Sunday 24 July 2022

Why I've switched to using CPF OA to pay for my property loan

Previously, I was paying the monthly mortgage on my housing loan using cash. With the change in the interest rate environment, doing so no longer makes sense, and here's why I'll be switching to CPF OA to make the monthly payment going forward.

As of writing, the CPF OA pays an interest rate of 2.5% p.a. (the legislated minimum) - see info below for details from the CPF website.

Source: CPF website

With the recent changes to the interest rate environment around the world as well as in SG, it is now possible to get risk-free yields higher than 2.5% p.a. - see my previous post on SGS T-bills. In fact, I recently applied for and was successfully allotted 6M T-bills at 2.93% p.a. and 1Y T-bills at 3.1% p.a.

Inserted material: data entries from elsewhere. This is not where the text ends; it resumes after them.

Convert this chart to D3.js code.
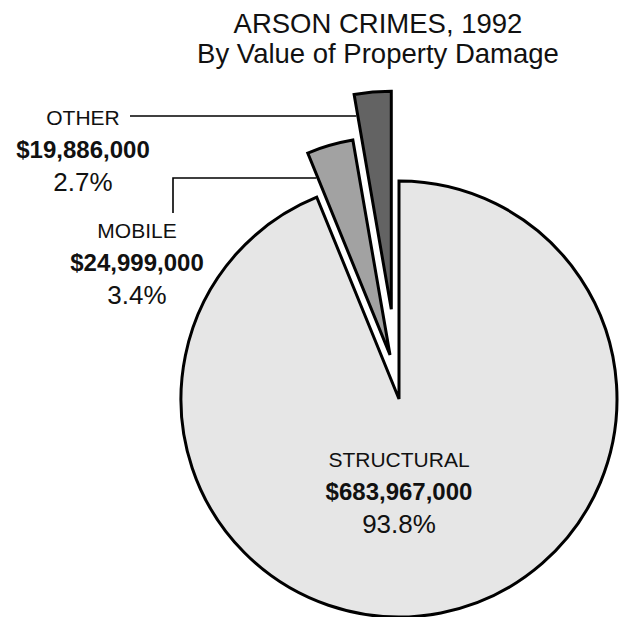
<!DOCTYPE html>
<html>
<head>
<meta charset="utf-8">
<script src="https://cdn.jsdelivr.net/npm/d3@7"></script>
<style>
  html, body { margin: 0; padding: 0; background: #fff; }
  svg { display: block; }
  text { font-family: "Liberation Sans", Arial, Helvetica, sans-serif; fill: #111; }
</style>
</head>
<body>
<svg id="chart" width="620" height="617"></svg>
<script>
// ---- data ----
const titleLines = ["ARSON CRIMES, 1992", "By Value of Property Damage"];
const categories = ["STRUCTURAL", "MOBILE", "OTHER"];
const values = [683967000, 24999000, 19886000];
const percentLabels = ["93.8%", "3.4%", "2.7%"];

// ---- style / layout ----
const W = 620, H = 617;
const cx = 399, cy = 399, R = 218;
const fills = ["#e6e6e6", "#a2a2a2", "#636363"];
const explodeDist = [0, 45, 90];
const explodeShiftDeg = [0, 4.5, 0];
const labelAnchor = [{x: 399, y: 467}, {x: 137, y: 238}, {x: 83, y: 125}];
const lineGap = 33;

const svg = d3.select("#chart");

// title
svg.append("g").selectAll("text").data(titleLines).join("text")
  .attr("x", 378).attr("y", (d, i) => 33 + i * 30)
  .attr("text-anchor", "middle")
  .style("font-size", "27.5px")
  .text(d => d);

const pie = d3.pie().sort(null).value(d => d).startAngle(0).endAngle(2 * Math.PI);
const arcs = pie(values);
const arc = d3.arc().innerRadius(0).outerRadius(R);

function offsetOf(a, i) {
  const mid = (a.startAngle + a.endAngle) / 2 + explodeShiftDeg[i] * Math.PI / 180;
  return [Math.sin(mid) * explodeDist[i], -Math.cos(mid) * explodeDist[i]];
}

const g = svg.append("g").attr("transform", `translate(${cx},${cy})`);
g.selectAll("path").data(arcs).join("path")
  .attr("d", arc)
  .attr("transform", (d, i) => { const o = offsetOf(d, i); return `translate(${o[0]},${o[1]})`; })
  .attr("fill", (d, i) => fills[i])
  .attr("stroke", "#000")
  .attr("stroke-width", 3)
  .attr("stroke-linejoin", "miter");

// left edge (start-angle radius) x at a given page y for an exploded slice
function leftEdgeX(i, y) {
  const a = arcs[i];
  const o = offsetOf(a, i);
  const tx = cx + o[0], ty = cy + o[1];
  const ex = tx + Math.sin(a.startAngle) * R, ey = ty - Math.cos(a.startAngle) * R;
  const t = (y - ty) / (ey - ty);
  return tx + t * (ex - tx) - 1.5;
}

// leader lines
const lines = svg.append("g").attr("fill", "none").attr("stroke", "#000").attr("stroke-width", 1.6);
lines.append("path").attr("d", `M130,116H${leftEdgeX(2, 116)}`);
lines.append("path").attr("d", `M173,213V178H${leftEdgeX(1, 178)}`);

// labels
const fmt = d3.format("$,");
categories.forEach((c, i) => {
  const p = labelAnchor[i];
  const lg = svg.append("g");
  lg.append("text").attr("x", p.x).attr("y", p.y).attr("text-anchor", "middle")
    .style("font-size", "21px").text(c);
  lg.append("text").attr("x", p.x).attr("y", p.y + lineGap).attr("text-anchor", "middle")
    .style("font-size", "24px").style("font-weight", "bold").text(fmt(values[i]));
  lg.append("text").attr("x", p.x).attr("y", p.y + 2 * lineGap).attr("text-anchor", "middle")
    .style("font-size", "26px").text(percentLabels[i]);
});
</script>
</body>
</html>
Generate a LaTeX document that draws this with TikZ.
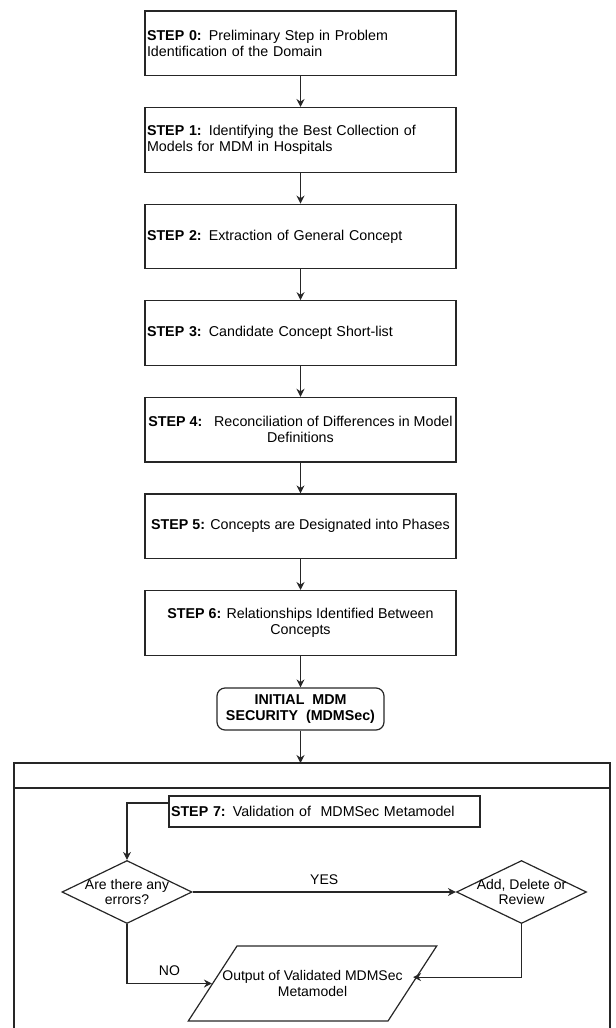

In this context, earning 2.5% p.a. risk-free is sub-optimal. The rational options are either to (a) use CPF OA monies to pay for housing loan, and invest the freed-up cash in higher-yielding products, or (b) transfer monies from OA to SA (one-way, irreversible), to enjoy the higher SA interest rate. [There is also option (c) of investing OA monies via CPF-IS, the result is effectively the same as (a).]

I've decided to go ahead with (a). The monthly deduction will be greater than my monthly contribution to OA, plus I don't have much funds in my OA to begin with (having done OA->SA transfer a while ago, and also investing a portion of OA via CPF-IS) so I'll likely zero out my OA in a few months' time. At that juncture, I'll have to decide whether to switch back to cash to make my mortgage payments, or to liquidate some of my CPF-IS holdings.

Tldr; it's no longer good enough to earn 2.5% p.a. on CPF OA; you are leaving money on the table because you can now earn 3% or better, risk-free.

P.S. Some readers might have realised that the SA/MA interest rates will surpass 4% during one of the revisions ins 2023. This is a certainty, not a probability, given that 10YSGS is already passing 3% as of time of writing. For younger CPF members who have only known of 4% interest rate for SA/MA, this could be something of a historic moment. It also makes the OA->SA transfer slightly more attractive, but the fact remains that it is a irreversible transfer.

P.P.S. Even more astute readers might also realise that, while SA interest rates will go up, it is unlikely OA interest rates will increase anytime soon. The local banks' 3M FD rates are nowhere closely to 2.5% p.a. right now; in theory, they should be, since the 6M T-bill is at 2.93% p.a. However, these published FD rates aren't really meaningful, because almost always there are promotional FD rates offered by banks. Since the OA interest rate is pegged to the former, i.e. the published rates, we are not likely to see the OA interest rate increase beyond the current 2.5%.